## SHORT PROBLEM
Beginning with the first line, set down every line through the one containing "16, 18, 20];", exactly as it appears, but not the pictures.

## PROVIDED MATERIAL

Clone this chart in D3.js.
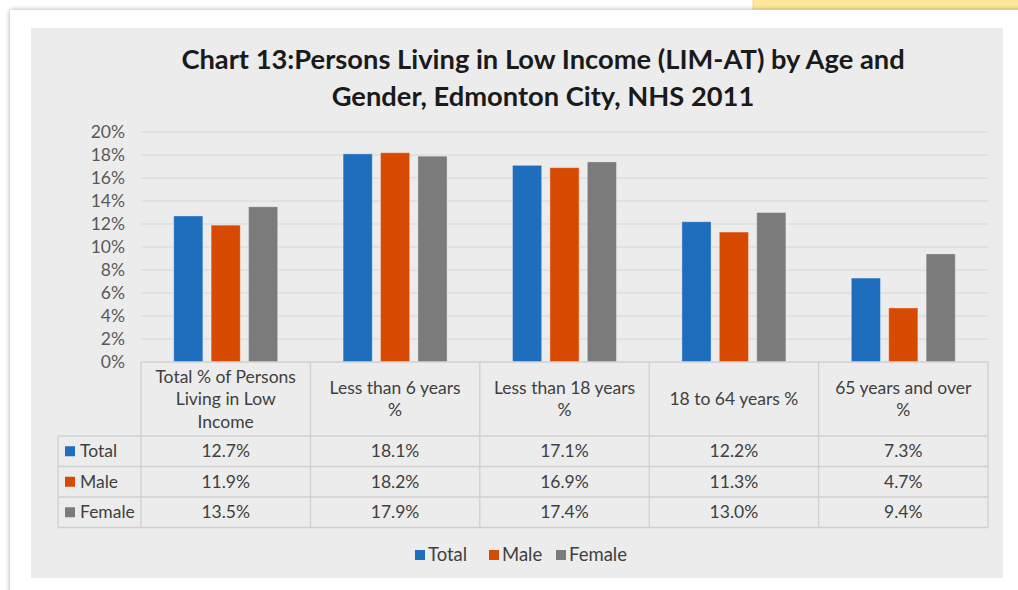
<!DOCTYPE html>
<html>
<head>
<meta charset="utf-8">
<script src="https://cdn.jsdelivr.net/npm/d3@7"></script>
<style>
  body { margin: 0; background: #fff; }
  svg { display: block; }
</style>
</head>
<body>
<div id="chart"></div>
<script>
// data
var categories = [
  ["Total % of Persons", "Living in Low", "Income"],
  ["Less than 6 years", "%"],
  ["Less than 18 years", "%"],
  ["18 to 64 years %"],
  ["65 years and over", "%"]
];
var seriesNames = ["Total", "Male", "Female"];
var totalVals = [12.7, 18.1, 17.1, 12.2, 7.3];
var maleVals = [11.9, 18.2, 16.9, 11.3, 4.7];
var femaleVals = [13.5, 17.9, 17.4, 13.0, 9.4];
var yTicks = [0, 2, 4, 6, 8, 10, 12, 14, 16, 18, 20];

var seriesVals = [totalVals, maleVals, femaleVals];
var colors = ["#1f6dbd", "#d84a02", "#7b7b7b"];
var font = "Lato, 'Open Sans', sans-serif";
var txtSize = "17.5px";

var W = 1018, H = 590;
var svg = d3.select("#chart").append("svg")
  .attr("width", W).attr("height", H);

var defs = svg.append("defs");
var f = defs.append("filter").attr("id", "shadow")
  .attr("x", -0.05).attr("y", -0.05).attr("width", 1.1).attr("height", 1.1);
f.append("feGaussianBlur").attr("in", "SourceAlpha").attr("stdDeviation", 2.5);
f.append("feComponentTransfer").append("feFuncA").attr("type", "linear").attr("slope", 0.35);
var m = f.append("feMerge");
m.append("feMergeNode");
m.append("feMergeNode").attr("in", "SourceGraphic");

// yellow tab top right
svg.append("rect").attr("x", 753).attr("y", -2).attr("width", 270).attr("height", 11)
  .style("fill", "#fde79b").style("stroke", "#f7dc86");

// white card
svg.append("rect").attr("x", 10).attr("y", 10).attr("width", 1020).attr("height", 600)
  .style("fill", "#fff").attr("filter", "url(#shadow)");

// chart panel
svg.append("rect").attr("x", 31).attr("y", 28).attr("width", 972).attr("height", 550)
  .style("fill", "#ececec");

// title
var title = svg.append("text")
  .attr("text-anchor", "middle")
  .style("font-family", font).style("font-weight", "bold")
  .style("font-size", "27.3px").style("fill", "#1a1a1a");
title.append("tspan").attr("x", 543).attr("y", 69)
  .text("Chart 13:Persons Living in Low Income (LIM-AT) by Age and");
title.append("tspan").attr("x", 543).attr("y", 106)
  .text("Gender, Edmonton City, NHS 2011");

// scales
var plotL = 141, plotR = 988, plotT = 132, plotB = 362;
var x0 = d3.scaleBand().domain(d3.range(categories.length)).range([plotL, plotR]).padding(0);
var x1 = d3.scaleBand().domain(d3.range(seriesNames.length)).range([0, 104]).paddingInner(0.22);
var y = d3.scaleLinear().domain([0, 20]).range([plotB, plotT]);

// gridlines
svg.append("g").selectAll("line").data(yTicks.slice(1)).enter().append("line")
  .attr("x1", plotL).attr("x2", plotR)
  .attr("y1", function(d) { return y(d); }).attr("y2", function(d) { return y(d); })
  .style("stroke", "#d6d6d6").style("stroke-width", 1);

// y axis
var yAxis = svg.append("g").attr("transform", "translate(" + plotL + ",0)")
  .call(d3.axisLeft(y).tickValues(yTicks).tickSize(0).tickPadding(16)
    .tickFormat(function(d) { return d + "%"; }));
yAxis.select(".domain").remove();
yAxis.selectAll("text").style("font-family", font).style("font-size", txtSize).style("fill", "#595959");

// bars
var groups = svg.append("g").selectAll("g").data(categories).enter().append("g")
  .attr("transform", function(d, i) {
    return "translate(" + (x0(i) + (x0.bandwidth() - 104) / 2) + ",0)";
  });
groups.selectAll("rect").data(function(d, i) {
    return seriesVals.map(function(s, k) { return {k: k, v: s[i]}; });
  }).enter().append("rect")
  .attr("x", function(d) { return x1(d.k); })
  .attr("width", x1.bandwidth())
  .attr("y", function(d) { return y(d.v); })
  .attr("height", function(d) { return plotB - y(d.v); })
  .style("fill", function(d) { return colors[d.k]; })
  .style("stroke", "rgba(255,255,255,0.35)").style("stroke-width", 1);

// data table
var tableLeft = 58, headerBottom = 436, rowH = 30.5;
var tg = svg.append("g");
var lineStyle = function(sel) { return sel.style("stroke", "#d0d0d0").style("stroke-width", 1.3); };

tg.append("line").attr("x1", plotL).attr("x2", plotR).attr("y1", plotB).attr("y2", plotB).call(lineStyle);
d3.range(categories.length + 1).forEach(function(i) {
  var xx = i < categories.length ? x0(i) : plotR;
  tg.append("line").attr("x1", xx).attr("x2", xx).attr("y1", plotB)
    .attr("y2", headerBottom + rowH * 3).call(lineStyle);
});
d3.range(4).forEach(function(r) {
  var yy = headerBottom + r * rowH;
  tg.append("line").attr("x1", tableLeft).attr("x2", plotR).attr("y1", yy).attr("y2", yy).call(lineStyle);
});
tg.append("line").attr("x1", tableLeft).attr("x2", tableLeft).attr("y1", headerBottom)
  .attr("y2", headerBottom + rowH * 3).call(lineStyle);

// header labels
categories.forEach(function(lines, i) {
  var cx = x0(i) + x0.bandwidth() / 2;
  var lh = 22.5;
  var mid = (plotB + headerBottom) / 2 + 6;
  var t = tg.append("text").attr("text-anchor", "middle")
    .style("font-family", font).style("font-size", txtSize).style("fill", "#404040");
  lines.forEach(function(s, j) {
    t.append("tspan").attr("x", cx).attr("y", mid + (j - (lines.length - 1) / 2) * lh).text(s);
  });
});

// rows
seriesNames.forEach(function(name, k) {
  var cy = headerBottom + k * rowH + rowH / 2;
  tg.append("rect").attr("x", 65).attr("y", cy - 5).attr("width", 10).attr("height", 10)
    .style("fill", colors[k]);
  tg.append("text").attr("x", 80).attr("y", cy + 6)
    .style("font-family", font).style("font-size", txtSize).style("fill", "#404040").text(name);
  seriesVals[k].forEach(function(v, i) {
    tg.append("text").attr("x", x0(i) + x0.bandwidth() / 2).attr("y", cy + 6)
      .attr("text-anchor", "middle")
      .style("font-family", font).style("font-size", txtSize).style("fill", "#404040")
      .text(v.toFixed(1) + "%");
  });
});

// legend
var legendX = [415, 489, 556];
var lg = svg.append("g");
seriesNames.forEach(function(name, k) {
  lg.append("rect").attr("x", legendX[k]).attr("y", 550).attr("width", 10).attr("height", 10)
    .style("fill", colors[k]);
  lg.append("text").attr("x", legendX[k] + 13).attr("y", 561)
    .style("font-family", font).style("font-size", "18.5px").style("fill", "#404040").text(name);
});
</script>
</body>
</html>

## SOLUTION FOR THIS TASK
Clone this chart in D3.js.
<!DOCTYPE html>
<html>
<head>
<meta charset="utf-8">
<script src="https://cdn.jsdelivr.net/npm/d3@7"></script>
<style>
  body { margin: 0; background: #fff; }
  svg { display: block; }
</style>
</head>
<body>
<div id="chart"></div>
<script>
// data
var categories = [
  ["Total % of Persons", "Living in Low", "Income"],
  ["Less than 6 years", "%"],
  ["Less than 18 years", "%"],
  ["18 to 64 years %"],
  ["65 years and over", "%"]
];
var seriesNames = ["Total", "Male", "Female"];
var totalVals = [12.7, 18.1, 17.1, 12.2, 7.3];
var maleVals = [11.9, 18.2, 16.9, 11.3, 4.7];
var femaleVals = [13.5, 17.9, 17.4, 13.0, 9.4];
var yTicks = [0, 2, 4, 6, 8, 10, 12, 14, 16, 18, 20];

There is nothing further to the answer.